Bundan dolayı zamanda yolculuğu tarihi kişilikler ve olaylarla birleştirerek ele almayı hedeflerken işin fantastik yönünü ihmal etmemeye çalışan ‘‘Pera Palas’ta Gece Yarısı’’ dizisi daha dikkat çekici bir hale geliyor ister istemez.
Bu türde yerli yapım olarak henüz çok yeni olunmasına karşın yabana atılmaması gereken ve pek çok yabancı işten daha iyi performansa sahip olan bir dizi konumunda. Keza Top 10 listesinde ilk sıraya yükselmeyi başaran yapım, bizde bazı eleştirilere maruz kalsa dahi 25 ülkede ‘En çok izlenen dizi’ olarak başarısını kanıtladı. Hollywood Insider’da övgüyle bahsedilmiş olması da klişe içeriklerle bir yere varılamayacağını fark eden sektörümüzdeki gelişimci ruhu cesaretlendiren güzel bir motivasyon. Devamı daha güçlü yaratıcılıklarla gelir umarım.
SONUÇTA; Dizi sektörümüzdeki değişim-gelişim durumu göz ardı edilemeyecek bir gerçeğe dönüşmüş halde.
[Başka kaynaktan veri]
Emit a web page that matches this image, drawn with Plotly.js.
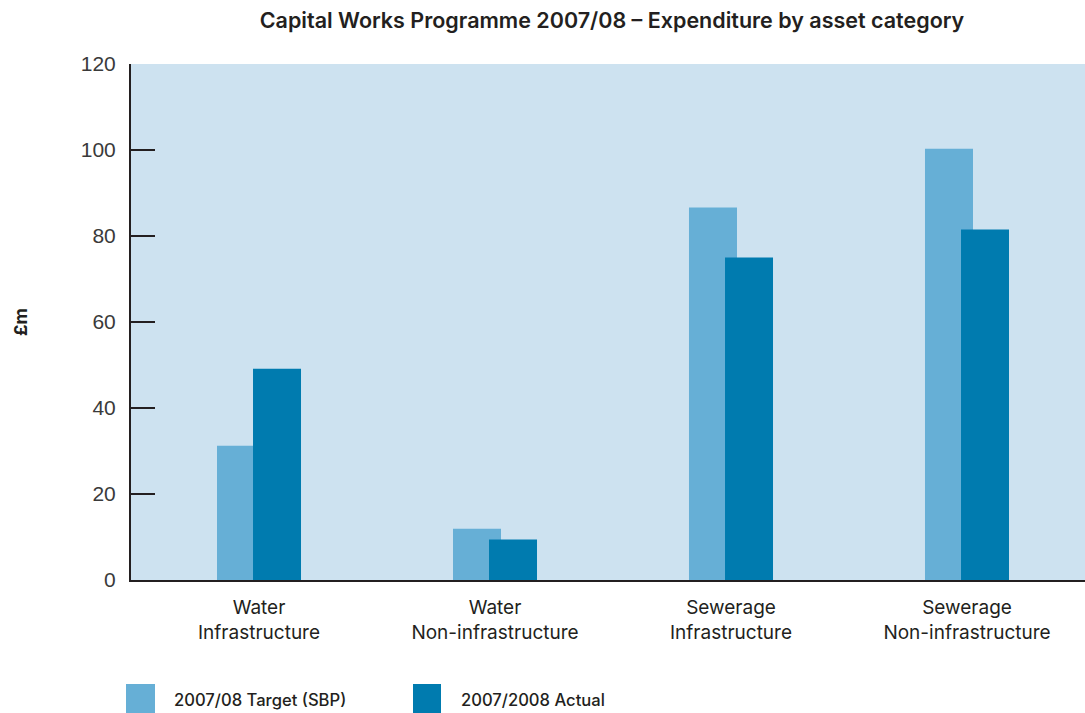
<!DOCTYPE html>
<html>
<head>
<meta charset="utf-8">
<script src="https://cdn.plot.ly/plotly-3.0.1.min.js"></script>
<style>
html, body { margin: 0; padding: 0; background: #ffffff; }
#chart { width: 1085px; height: 713px; }
</style>
</head>
<body>
<div id="chart"></div>
<script>
// ---- data ----
const categories = ["Water<br>Infrastructure", "Water<br>Non-infrastructure", "Sewerage<br>Infrastructure", "Sewerage<br>Non-infrastructure"];
const targetValues = [31.2, 11.9, 86.6, 100.3];
const actualValues = [49.1, 9.4, 75.0, 81.5];
const seriesNames = ["2007/08 Target (SBP)", "2007/2008 Actual"];
const yTickValues = [0, 20, 40, 60, 80, 100, 120];
const chartTitle = "Capital Works Programme 2007/08 \u2013 Expenditure by asset category";
const yAxisTitle = "\u00a3m";

// ---- styling ----
const colTarget = "#66afd6";
const colActual = "#007baf";
const ink = "#231f20";
const catFont = "Inter, 'DejaVu Sans', sans-serif";

const idx = categories.map((_, i) => i);

const traces = [
  {
    type: "bar", name: seriesNames[0], x: idx, y: targetValues,
    offset: -0.178, width: 0.2034,
    marker: { color: colTarget, line: { width: 0 } },
    showlegend: false, hoverinfo: "y"
  },
  {
    type: "bar", name: seriesNames[1], x: idx, y: actualValues,
    offset: -0.0254, width: 0.2034,
    marker: { color: colActual, line: { width: 0 } },
    showlegend: false, hoverinfo: "y"
  }
];

// legend drawn as swatches + labels below the plot
const legendSwatchX = [[126, 155], [413, 441]];
const legendTextX = [172, 459];
const W = 1085, H = 713, L = 131, R = 0, T = 64, B = 133;
const pw = W - L - R, ph = H - T - B;
const px2x = p => (p - L) / pw;
const py2y = p => (H - B - p) / ph;

const shapes = seriesNames.map((n, i) => ({
  type: "rect", xref: "paper", yref: "paper",
  x0: px2x(legendSwatchX[i][0]), x1: px2x(legendSwatchX[i][1]),
  y0: py2y(713), y1: py2y(684),
  fillcolor: i === 0 ? colTarget : colActual, line: { width: 0 }, layer: "above"
}));
const annotations = seriesNames.map((n, i) => ({
  text: n, xref: "paper", yref: "paper",
  x: px2x(legendTextX[i]), y: py2y(700), xanchor: "left", yanchor: "middle",
  showarrow: false,
  font: { family: catFont, size: 16.6, color: ink, weight: 500 }
}));

const layout = {
  width: W, height: H,
  margin: { l: L, r: R, t: T, b: B, pad: 0 },
  paper_bgcolor: "#ffffff",
  plot_bgcolor: "#cde2f0",
  barmode: "overlay",
  title: {
    text: chartTitle,
    font: { family: catFont, size: 21.5, color: ink, weight: 600 },
    xref: "container", x: 612 / W, xanchor: "center",
    yref: "container", y: 1 - 20 / H, yanchor: "middle"
  },
  xaxis: {
    range: [-0.5424, 3.5],
    tickvals: idx, ticktext: categories,
    ticks: "", showgrid: false, zeroline: false,
    showline: true, linewidth: 2, linecolor: ink,
    tickfont: { family: catFont, size: 19, color: ink },
    ticklabelstandoff: 9,
    fixedrange: true
  },
  yaxis: {
    range: [0, 120],
    tickvals: yTickValues,
    ticks: "inside", ticklen: 24, tickwidth: 2, tickcolor: ink,
    showgrid: false, zeroline: false,
    showline: true, linewidth: 2, linecolor: ink,
    tickfont: { family: "'Liberation Sans', Arial, sans-serif", size: 21, color: "#3a3a3a" },
    ticklabelstandoff: 9,
    title: { text: yAxisTitle, font: { family: catFont, size: 18, color: ink, weight: 700 }, standoff: 48 },
    automargin: false,
    fixedrange: true
  },
  shapes: shapes,
  annotations: annotations,
  showlegend: false
};

Plotly.newPlot("chart", traces, layout, { displayModeBar: false, staticPlot: true });
</script>
</body>
</html>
Kuşkusuz bu olumlu gelişimde dijital platformların sunduğu çeşni bolluğundan doğan rekabetçiliğin yarattığı motivasyonun payı da büyük. Dahası dış piyasalarda elini iyice güçlendirmek isteyenler de yerli yapımların içeriklerini gelişime tabi tutma yolundalar.
Gerekçesi her ne olursa olsun dizi sektörümüz gelişimin gücünü fark etmiş gibi duruyor halihazırda. Zira rutinlikten vazgeçmeyip abartılardan medet umanlar yollarında yürümeyi sürdürseler bile popüler-yenilikçi temalarla karşımıza çıkanlar günden güne artmakta.
Anlayacağınız gerek içerik gerek teknik gerekse oyunculuk yönünden rutin işlere kıyasla çok yol alan dizi sektörümüz gelişime odaklı. Reklam getirisinden pay kapmanın ve pazar rekabetçiliğinin giderek daha zorlu hale geldiği gerçeğinde varlık gösterebilmek için böylesi yüz güldüren gelişim de şart zaten.
Bu noktada son söz televizyon programlarına da imza atan psikolog-yazar Prof. Üstün Dökmen’den gelsin... ‘Var olabilmek için gelişmek zorundasınız ve geliştikçe daha etkili var olabilirsiniz’!